It could be a good time to invest in real estate, given the abundance of foreclosures and other distressed properties with reduced prices.

It could also be a bad time to invest in real estate, if you don't know what you are doing.

There's the rub.

"It's a good time to invest, but it is difficult.  Now when you go out to invest you are competing with a dozen offers.  The investors are back," says Chuck Cryder, the broker for Century 21 A Property Shoppe in Salinas, CA.

Just like buying a home to live in, taking the real estate investment plunge requires taking stock of your financial goals, planning and lifestyle before taking the plunge.

Pretty much like buying any property.

If you've got the time, the money and the lifestyle that lends itself to managing a real estate investment, you are just about half way there.

However, both halves are pretty big halves.

The National Real Estate Investors Association says you've still got a lot of work to do.

Here's how much.

- Buy your own home first.  The general rule of thumb is that buying your own home will not only put a roof over your head, but also background you in the full experience of buying and owning property- financials, market conditions, maintenance and real estate professionals you'll need along the way.

What's more, your first home could later become your first investment property, a property in a market with which you are familiar.

"You could maintain your current residence as a rental and move up into a larger home or better location yourself.  This keeps the basis on your original property intact, but gives you an oppurtunity to move should your life dictate," says Kim DiBenedetto, president of the Monterey County Association of Realtors in Monterey, Ca.

There is one exception to the buy-your-own-home-first rule says Cryder.

"If you live with Mom or the cost of your rental housing is low, stay there and purchase investment properties first.  If you can rent way below market value, I wouldn't disturb that," said Cryder, who has been an investor since 1968, when he purchased his first property.

However, in today's market, an existing stake in a home can have a down side.

"You will be required to put more money down, most likely a minimum of 25 percent and also have several months in reserves.  If you are upgrading from your current residence, your lender will require a minimum of 20 percent equity in your current residence before they will loan to you for another property," said DiBenedetto, also an agent with Coldwell Banker Del Monte Realty in Carmel.
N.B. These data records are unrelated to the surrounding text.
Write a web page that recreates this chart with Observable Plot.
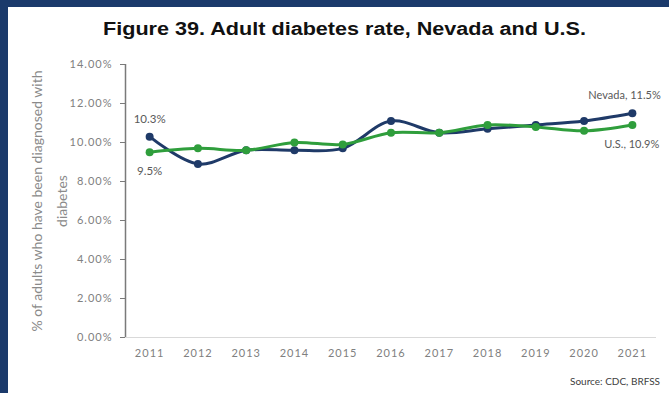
<!DOCTYPE html>
<html><head><meta charset="utf-8">
<script src="https://cdn.jsdelivr.net/npm/d3@7"></script>
<script src="https://cdn.jsdelivr.net/npm/@observablehq/plot@0.6"></script>
<style>
html,body{margin:0;padding:0;background:#1b3a6b;width:669px;height:393px;overflow:hidden}
#frame{position:absolute;left:8px;top:7px;width:661px;height:386px;background:#fff;overflow:hidden}
#title{position:absolute;left:6px;top:12px;width:661px;text-align:center;font:bold 18px "Liberation Sans",Arial,sans-serif;color:#111;transform:scaleX(1.2);transform-origin:center;white-space:nowrap}
#chart{position:absolute;left:0;top:43px}
#source{position:absolute;right:9px;top:368px;font:10px Lato,sans-serif;color:#404040}
#chart svg g[aria-label="y-axis tick label"] text,#chart svg g[aria-label="x-axis tick label"] text{fill:#808080;letter-spacing:1px}
</style></head><body>
<div id="frame"><div id="title">Figure 39. Adult diabetes rate, Nevada and U.S.</div><div id="chart"></div><div id="source">Source: CDC, BRFSS</div></div>
<script>
const years = [2011, 2012, 2013, 2014, 2015, 2016, 2017, 2018, 2019, 2020, 2021];
const nevada = [10.3, 8.9, 9.6, 9.6, 9.7, 11.1, 10.5, 10.7, 10.9, 11.1, 11.5];
const us = [9.5, 9.7, 9.6, 10.0, 9.9, 10.5, 10.5, 10.9, 10.8, 10.6, 10.9];
const yTicks = [0, 2, 4, 6, 8, 10, 12, 14];
const seriesNames = ["Nevada", "U.S."];
const seriesColors = ["#1f3a68", "#2f9e3c"];
const yLabel = "% of adults who have been diagnosed with\ndiabetes";

const nvData = years.map((year, i) => ({year, value: nevada[i], series: seriesNames[0]}));
const usData = years.map((year, i) => ({year, value: us[i], series: seriesNames[1]}));
const first = arr => [arr[0]];
const last = arr => [arr[arr.length - 1]];

const chart = Plot.plot({
  width: 661, height: 320,
  marginLeft: 117, marginRight: 13, marginTop: 14, marginBottom: 33,
  style: {fontFamily: "Lato, sans-serif", fontSize: "11px", background: "white"},
  x: {type: "linear", domain: [years[0] - 0.5, years[years.length - 1] + 0.5]},
  y: {domain: [yTicks[0], yTicks[yTicks.length - 1]]},
  marks: [
    Plot.ruleY([0], {stroke: "#d9d9d9", strokeWidth: 1}),
    Plot.ruleX([years[0] - 0.5], {stroke: "#7a7a7a", strokeWidth: 1.5}),
    Plot.axisY({ticks: yTicks, tickFormat: d => d.toFixed(2) + "%", tickSize: 5, tickPadding: 8, stroke: "#7a7a7a", label: null}),
    Plot.axisX({ticks: years, tickFormat: d => String(d), tickSize: 0, tickPadding: 12, label: null}),
    Plot.text([yLabel], {frameAnchor: "left", textAnchor: "middle", lineAnchor: "middle", dx: -79, rotate: -90, lineHeight: 1.75, fontSize: 14, fill: "#8a8a8a", text: d => d}),
    Plot.line(nvData, {x: "year", y: "value", stroke: seriesColors[0], strokeWidth: 3, curve: "catmull-rom"}),
    Plot.dot(nvData, {x: "year", y: "value", fill: seriesColors[0], r: 4}),
    Plot.line(usData, {x: "year", y: "value", stroke: seriesColors[1], strokeWidth: 3, curve: "catmull-rom"}),
    Plot.dot(usData, {x: "year", y: "value", fill: seriesColors[1], r: 4}),
    Plot.text(first(nvData), {x: "year", y: "value", text: d => d.value.toFixed(1) + "%", dy: -17, fill: "#595959", fontSize: 11.5}),
    Plot.text(first(usData), {x: "year", y: "value", text: d => d.value.toFixed(1) + "%", dy: 19, fill: "#595959", fontSize: 11.5}),
    Plot.text(last(nvData), {x: "year", y: "value", text: d => `${d.series}, ${d.value.toFixed(1)}%`, textAnchor: "start", dx: -44, dy: -18, fill: "#595959", fontSize: 11}),
    Plot.text(last(usData), {x: "year", y: "value", text: d => `${d.series}, ${d.value.toFixed(1)}%`, textAnchor: "start", dx: -28, dy: 20, fill: "#595959", fontSize: 11})
  ]
});
document.getElementById("chart").appendChild(chart);
</script>
</body></html>
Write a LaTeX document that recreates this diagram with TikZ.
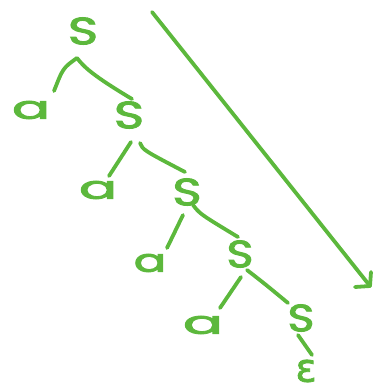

- Go back to school.  Turn to the Internet, reputable books, successful investment groups, college and university level courses, even your state's real estate license program.  You don't have to actually get a license, but you can become just as educated as a licensed agent.  Individual real estate investors, salespeople and others who you've met on the way to investing are also valuable educational resources.

- Get professional help.  The same way you find any competent, trustworthy and honest professional is the same way to look for a mentor, investment partner with prior knowledge or investment group.  Seek referrals from friends, family, professionals with whom you already conduct business, co-workers and others you trust who've had a satisfacotry, successful real estate investing experience.

"Now, more than ever, you need the experience of a competent realtor and lender to guide you through the process," says DiBenedetto.

- Learn your investment market.  One market's bubble could be one investor's boom and another investor's bust.  A home in one market could give you vacation rental income in a half year sufficient to cover the cost of principal, interest, taxes, insurance, home owner association dues, upkeep and other costs, but still not appreciate.  Another home in another market may not bring you sufficient rent in a year's time to cover the cost of owning the property, but might appreciate more than enough to make up for your carrying costs over the long term.

The variables are endless and you'll need to measure your capacity for risk market conditions.

- Finally, while some experts say you'll also need to develop an exit strategy in terms of uploading properties when they are no longer viable investments, Cryder says if you buy right and stick it out over the long haul you won't need an exit strategy.

"When you've got the goose that lays the golden egg, be satisfied with the golden egg," he says.